**Challenge**
Only the lines from the start of the data below through the line that contains "const BOTTOM_TICKS = [0.01, 0.1, 1, 10, 100, 1000];" are to be copied, exactly and without pictures.

**Dataset section**
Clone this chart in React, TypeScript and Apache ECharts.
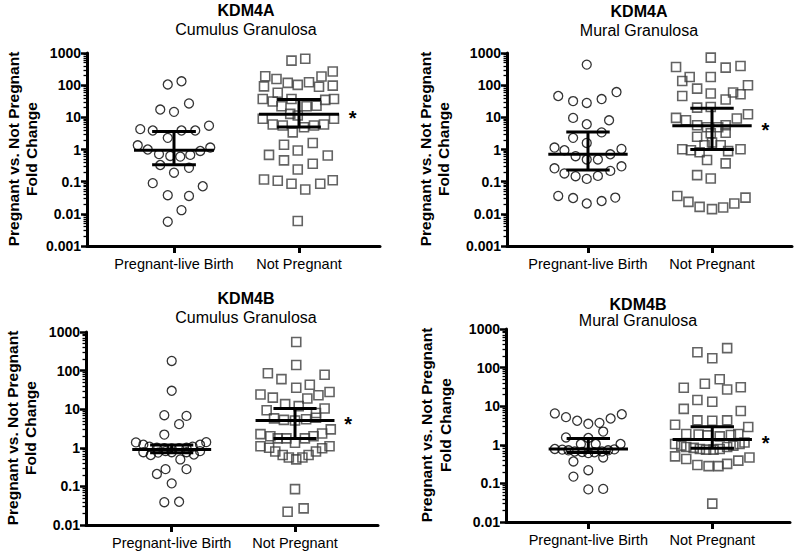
import React, { useEffect, useRef } from "react";
import * as echarts from "echarts";

const CATEGORIES = ["Pregnant-live Birth", "Not Pregnant"];
const TOP_TICKS = [0.001, 0.01, 0.1, 1, 10, 100, 1000];
const BOTTOM_TICKS = [0.01, 0.1, 1, 10, 100, 1000];

// [jitter (category units), fold change]
const kdm4aCumulusPregnant = [
  [-0.05, 105], [0.06, 132], [-0.11, 17.5], [0, 14.8], [0.12, 27], [-0.27, 4.3], [-0.17, 3.9],
  [0.06, 3.9], [0.17, 3.9], [0.28, 5.5], [-0.05, 2.3], [-0.29, 1.35], [-0.21, 1.0], [-0.12, 0.72],
  [-0.03, 0.63], [0.05, 0.6], [0.13, 0.68], [0.21, 0.9], [0.29, 1.15], [-0.11, 0.33], [0.12, 0.27],
  [0, 0.19], [-0.17, 0.09], [0.23, 0.072], [-0.05, 0.038], [0.12, 0.036], [0.06, 0.013], [-0.05, 0.0057],
];
const kdm4aCumulusNotPregnant = [
  [-0.06, 580], [0.05, 660],
  [-0.27, 190], [-0.28, 92], [-0.18, 155], [-0.09, 118], [-0.01, 102], [0.08, 123], [0.18, 185], [0.27, 265], [0.16, 89], [0.27, 97],
  [-0.17, 58], [-0.29, 37], [-0.21, 31], [-0.06, 37], [-0.14, 22], [0.06, 22], [0.14, 23], [0.21, 35], [0.28, 37],
  [-0.29, 9], [-0.21, 6], [-0.13, 5.6], [-0.07, 12.8], [-0.01, 11.4], [-0.05, 3.4], [0.04, 4.9], [0.12, 5.6], [0.2, 6], [0.28, 9],
  [-0.12, 1.4], [0.11, 1.6], [-0.24, 0.68], [-0.01, 0.93], [-0.12, 0.46], [0.23, 0.65], [0.11, 0.36], [-0.01, 0.24],
  [-0.28, 0.117], [-0.17, 0.107], [-0.06, 0.086], [0.05, 0.057], [0.17, 0.086], [0.27, 0.111],
  [-0.01, 0.006],
];
const kdm4aMuralPregnant = [
  [-0.01, 436], [-0.24, 46], [-0.12, 32], [-0.01, 28], [0.11, 37], [0.23, 61], [-0.12, 9.6], [-0.01, 6.1],
  [0.17, 8.1], [-0.12, 2.3], [0.11, 3.4], [-0.01, 1.6], [-0.27, 1.15], [-0.19, 0.95], [-0.1, 0.62],
  [-0.01, 0.49], [0.08, 0.49], [0.18, 0.71], [0.27, 1.04], [-0.27, 0.26], [-0.19, 0.18], [-0.1, 0.148],
  [-0.01, 0.122], [0.08, 0.151], [0.18, 0.216], [0.27, 0.3], [-0.24, 0.036], [-0.12, 0.031], [-0.01, 0.021],
  [0.11, 0.025], [0.22, 0.032],
];
const kdm4aMuralNotPregnant = [
  [-0.01, 720], [-0.29, 367], [0.11, 352], [0.23, 395], [-0.24, 135], [-0.18, 180], [-0.01, 180], [-0.12, 78],
  [0.29, 99], [0.17, 59], [0.23, 52], [-0.24, 46], [-0.01, 55], [0.11, 36], [-0.12, 20], [-0.01, 21],
  [-0.29, 9.6], [-0.21, 8.1], [-0.12, 5.7], [-0.04, 4.9], [0.05, 4.9], [0.11, 5.7], [0.2, 9.2], [0.29, 12.5],
  [-0.12, 2.5], [-0.01, 3.2], [0.11, 3.3], [-0.24, 1.02], [-0.17, 0.95], [-0.1, 0.82], [-0.06, 1.36], [0, 1.65],
  [0.07, 1.36], [0.13, 0.89], [0.23, 1.02], [-0.04, 0.47], [0.11, 0.37], [-0.12, 0.16], [-0.01, 0.126],
  [-0.28, 0.036], [-0.19, 0.0236], [-0.1, 0.0165], [0, 0.014], [0.09, 0.0158], [0.18, 0.021], [0.27, 0.032],
];
const kdm4bCumulusPregnant = [
  [0, 178], [0, 30], [-0.06, 7.0], [0.12, 6.7], [0.06, 4.1], [-0.06, 2.2], [-0.29, 1.38], [-0.23, 1.2],
  [-0.18, 1.07], [-0.12, 1.0], [-0.06, 0.97], [0, 0.96], [0.06, 0.97], [0.12, 1.0], [0.17, 1.07], [0.23, 1.2],
  [0.28, 1.4], [-0.23, 0.77], [-0.17, 0.65], [-0.11, 0.75], [-0.05, 0.82], [0, 0.77], [0.07, 0.5], [0.12, 0.77],
  [0.18, 0.67], [0.23, 0.82], [-0.05, 0.28], [-0.12, 0.21], [0.12, 0.28], [0, 0.12], [-0.06, 0.039], [0.06, 0.04],
];
const kdm4bCumulusNotPregnant = [
  [0.01, 550], [0.01, 140], [-0.22, 85], [-0.11, 60], [0.24, 78], [0.01, 36], [0.12, 43], [-0.28, 24], [-0.18, 20],
  [-0.08, 13.5], [0.03, 12], [0.1, 19], [0.19, 23], [0.28, 28], [-0.23, 9.4], [0.24, 10.4], [0.17, 8.0],
  [-0.17, 5.8], [-0.09, 5.3], [0, 5.1], [0.09, 5.5], [0.17, 6.0],
  [-0.28, 2.26], [-0.2, 2.0], [-0.14, 1.75], [-0.07, 1.75], [0, 1.35], [0.08, 1.75], [0.15, 2.0], [0.22, 2.35], [0.29, 3.0],
  [-0.28, 1.1], [-0.21, 1.0], [-0.16, 0.8], [-0.1, 0.65], [-0.05, 0.56], [0.01, 0.5], [0.06, 0.56], [0.11, 0.65],
  [0.17, 0.8], [0.22, 0.97], [0.28, 1.1],
  [0, 0.085], [-0.06, 0.022], [0.07, 0.027],
];
const kdm4bMuralPregnant = [
  [-0.27, 6.5], [-0.18, 5.2], [-0.09, 4.2], [0, 3.5], [0.09, 3.7], [0.18, 4.8], [0.27, 6.2], [0.12, 2.2],
  [-0.18, 1.55], [0, 1.5], [-0.06, 1.05], [0.06, 1.05], [0.26, 1.05],
  [-0.27, 0.78], [-0.21, 0.75], [-0.16, 0.72], [-0.11, 0.67], [-0.05, 0.65], [0, 0.61], [0.05, 0.64],
  [0.11, 0.67], [0.16, 0.72], [0.21, 0.76],
  [-0.12, 0.37], [0.12, 0.47], [-0.12, 0.15], [0, 0.22], [0, 0.07], [0.12, 0.072],
];
const kdm4bMuralNotPregnant = [
  [-0.12, 250], [0, 175], [0.12, 320], [-0.23, 30], [-0.06, 38], [0.06, 50], [0.12, 27], [0.23, 31],
  [-0.12, 14.5], [0, 13], [-0.23, 8.5], [0.23, 7.5], [-0.12, 4.3], [0, 4.2], [0.12, 4.3], [-0.3, 3.3], [0.29, 2.9],
  [-0.21, 1.9], [-0.11, 1.85], [-0.04, 1.75], [0.06, 1.65], [0.15, 1.8], [0.21, 1.9],
  [-0.3, 1.05], [-0.25, 0.95], [-0.21, 0.88], [-0.15, 0.83], [-0.1, 0.78], [-0.05, 0.75], [0.01, 0.75],
  [0.06, 0.78], [0.12, 0.88], [0.17, 0.95], [0.22, 1.05], [0.26, 1.15],
  [-0.3, 0.5], [-0.21, 0.43], [-0.12, 0.3], [-0.03, 0.28], [0.05, 0.28], [0.12, 0.32], [0.21, 0.39], [0.3, 0.47],
  [0, 0.03],
];

// median, lower and upper bar per group [Pregnant-live Birth, Not Pregnant]
const kdm4aCumulusMedian = [0.95, 12.5];
const kdm4aCumulusLow = [0.335, 5.0];
const kdm4aCumulusHigh = [3.6, 36];
const kdm4aMuralMedian = [0.71, 5.5];
const kdm4aMuralLow = [0.23, 1.0];
const kdm4aMuralHigh = [3.5, 19];
const kdm4bCumulusMedian = [0.9, 5.1];
const kdm4bCumulusLow = [0.74, 1.75];
const kdm4bCumulusHigh = [1.18, 10.4];
const kdm4bMuralMedian = [0.78, 1.38];
const kdm4bMuralLow = [0.63, 0.82];
const kdm4bMuralHigh = [1.45, 2.95];
const SIGNIFICANT = [0, 1];

const FONT = "'Liberation Sans', Arial, Helvetica, sans-serif";

const panels = [
  {
    gene: "KDM4A", tissue: "Cumulus Granulosa",
    pregnant: kdm4aCumulusPregnant, notPregnant: kdm4aCumulusNotPregnant,
    median: kdm4aCumulusMedian, low: kdm4aCumulusLow, high: kdm4aCumulusHigh,
    yTicks: TOP_TICKS,
    grid: { left: 87, top: 53, width: 293, height: 193 }, xRange: [0.304, 2.648],
    titleX: 246, titleY: 10, subY: 29, nameX1: 13, nameX2: 31, nameY: 149,
  },
  {
    gene: "KDM4A", tissue: "Mural Granulosa",
    pregnant: kdm4aMuralPregnant, notPregnant: kdm4aMuralNotPregnant,
    median: kdm4aMuralMedian, low: kdm4aMuralLow, high: kdm4aMuralHigh,
    yTicks: TOP_TICKS,
    grid: { left: 507, top: 53, width: 285, height: 193 }, xRange: [0.347, 2.645],
    titleX: 639, titleY: 11, subY: 30, nameX1: 425.5, nameX2: 443.5, nameY: 149,
  },
  {
    gene: "KDM4B", tissue: "Cumulus Granulosa",
    pregnant: kdm4bCumulusPregnant, notPregnant: kdm4bCumulusNotPregnant,
    median: kdm4bCumulusMedian, low: kdm4bCumulusLow, high: kdm4bCumulusHigh,
    yTicks: BOTTOM_TICKS,
    grid: { left: 86, top: 332, width: 292, height: 193 }, xRange: [0.305, 2.673],
    titleX: 246, titleY: 298, subY: 317, nameX1: 12, nameX2: 30, nameY: 428,
  },
  {
    gene: "KDM4B", tissue: "Mural Granulosa",
    pregnant: kdm4bMuralPregnant, notPregnant: kdm4bMuralNotPregnant,
    median: kdm4bMuralMedian, low: kdm4bMuralLow, high: kdm4bMuralHigh,
    yTicks: BOTTOM_TICKS,
    grid: { left: 506, top: 329, width: 284, height: 193 }, xRange: [0.336, 2.627],
    titleX: 638, titleY: 304, subY: 320, nameX1: 426.5, nameX2: 445, nameY: 425,
  },
];

function minorTicks(ticks: number[]) {
  const out: number[] = [];
  for (let i = 0; i < ticks.length - 1; i++) {
    for (let k = 2; k <= 9; k++) out.push(Number((ticks[i] * k).toPrecision(3)));
  }
  return out;
}

function buildOption() {
  const grid: any[] = [];
  const xAxis: any[] = [];
  const yAxis: any[] = [];
  const series: any[] = [];
  const graphic: any[] = [];

  panels.forEach((p, i) => {
    grid.push({ ...p.grid, containLabel: false });
    xAxis.push({
      type: "value", gridIndex: i, position: "bottom", min: p.xRange[0], max: p.xRange[1],
      axisLine: { show: true, onZero: false, lineStyle: { color: "#000", width: 3 } },
      axisTick: { show: true, customValues: [1, 2], length: 7, lineStyle: { color: "#000", width: 3 } },
      axisLabel: {
        show: true, customValues: [1, 2], margin: 10,
        formatter: (v: number) => CATEGORIES[Math.round(v) - 1] || "",
        color: "#000", fontSize: 14.5, fontFamily: FONT,
      },
      splitLine: { show: false },
    });
    const yMin = p.yTicks[0];
    const yMax = p.yTicks[p.yTicks.length - 1];
    yAxis.push({
      type: "log", logBase: 10, gridIndex: i, position: "left", offset: 0, min: yMin, max: yMax,
      axisLine: { show: true, onZero: false, lineStyle: { color: "#000", width: 3 } },
      axisTick: { show: true, customValues: p.yTicks, length: 6, lineStyle: { color: "#000", width: 2.5 } },
      axisLabel: {
        show: true, customValues: p.yTicks, margin: 6,
        formatter: (v: number) => String(Number(Number(v).toPrecision(3))),
        color: "#000", fontSize: 14, fontWeight: "bold", fontFamily: FONT,
      },
      splitLine: { show: false },
    });
    yAxis.push({
      type: "log", logBase: 10, gridIndex: i, position: "left", offset: 0, min: yMin, max: yMax,
      axisLine: { show: false, onZero: false },
      axisTick: { show: true, customValues: minorTicks(p.yTicks), length: 3.5, lineStyle: { color: "#000", width: 1.3 } },
      axisLabel: { show: false },
      splitLine: { show: false },
    });

    series.push({
      type: "scatter", xAxisIndex: i, yAxisIndex: 2 * i, symbol: "circle", symbolSize: 9,
      data: p.pregnant.map(([j, v]) => [1 + j, v]),
      itemStyle: { color: "rgba(0,0,0,0)", borderColor: "#000", borderWidth: 1.3 },
      z: 2, silent: true,
    });
    series.push({
      type: "scatter", xAxisIndex: i, yAxisIndex: 2 * i, symbol: "rect", symbolSize: 9,
      data: p.notPregnant.map(([j, v]) => [2 + j, v]),
      itemStyle: { color: "rgba(0,0,0,0)", borderColor: "#3c3c3c", borderWidth: 1.6 },
      z: 2, silent: true,
    });
    series.push({
      type: "custom", xAxisIndex: i, yAxisIndex: 2 * i, z: 5, silent: true,
      encode: { x: 0, y: [1, 2, 3] },
      data: [0, 1].map((g) => [g + 1, p.median[g], p.low[g], p.high[g], SIGNIFICANT[g]]),
      renderItem: (_params: any, api: any) => {
        const x = api.value(0), m = api.value(1), lo = api.value(2), hi = api.value(3), star = api.value(4);
        const c = (dx: number, v: number) => api.coord([x + dx, v]);
        const ln = (a: number[], b: number[]) => ({
          type: "line",
          shape: { x1: a[0], y1: a[1], x2: b[0], y2: b[1] },
          style: { stroke: "#000", lineWidth: 3 },
        });
        const children: any[] = [
          ln(c(-0.32, m), c(0.32, m)),
          ln(c(0, lo), c(0, hi)),
          ln(c(-0.175, lo), c(0.175, lo)),
          ln(c(-0.175, hi), c(0.175, hi)),
        ];
        if (star) {
          const s = c(0.43, m);
          children.push({
            type: "text", x: s[0], y: s[1] + 4,
            style: {
              text: "*", fill: "#000", font: `bold 20px ${FONT}`,
              textAlign: "center", textVerticalAlign: "middle", align: "center", verticalAlign: "middle",
            },
          });
        }
        return { type: "group", children };
      },
    });

    const txt = (text: string, x: number, y: number, font: string, rotation = 0) => ({
      type: "text", x, y, rotation,
      style: {
        text, fill: "#000", font,
        textAlign: "center", textVerticalAlign: "middle", align: "center", verticalAlign: "middle",
      },
    });
    graphic.push(txt(p.gene, p.titleX, p.titleY, `bold 16px ${FONT}`));
    graphic.push(txt(p.tissue, p.titleX, p.subY, `16px ${FONT}`));
    graphic.push(txt("Pregnant vs. Not Pregnant", p.nameX1, p.nameY, `bold 15.5px ${FONT}`, Math.PI / 2));
    graphic.push(txt("Fold Change", p.nameX2, p.nameY, `bold 15.5px ${FONT}`, Math.PI / 2));
  });

  return {
    animation: false,
    backgroundColor: "#fff",
    grid, xAxis, yAxis, series, graphic,
  };
}

export default function App() {
  const ref = useRef<HTMLDivElement>(null);
  useEffect(() => {
    if (!ref.current) return;
    const chart = echarts.init(ref.current, undefined, { renderer: "svg" });
    chart.setOption(buildOption() as any);
    return () => chart.dispose();
  }, []);
  return (
    <div
      ref={ref}
      style={{ position: "fixed", left: 0, top: 0, width: 798, height: 551, background: "#fff" }}
    />
  );
}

**Solution**
Clone this chart in React, TypeScript and Apache ECharts.
import React, { useEffect, useRef } from "react";
import * as echarts from "echarts";

const CATEGORIES = ["Pregnant-live Birth", "Not Pregnant"];
const TOP_TICKS = [0.001, 0.01, 0.1, 1, 10, 100, 1000];
const BOTTOM_TICKS = [0.01, 0.1, 1, 10, 100, 1000];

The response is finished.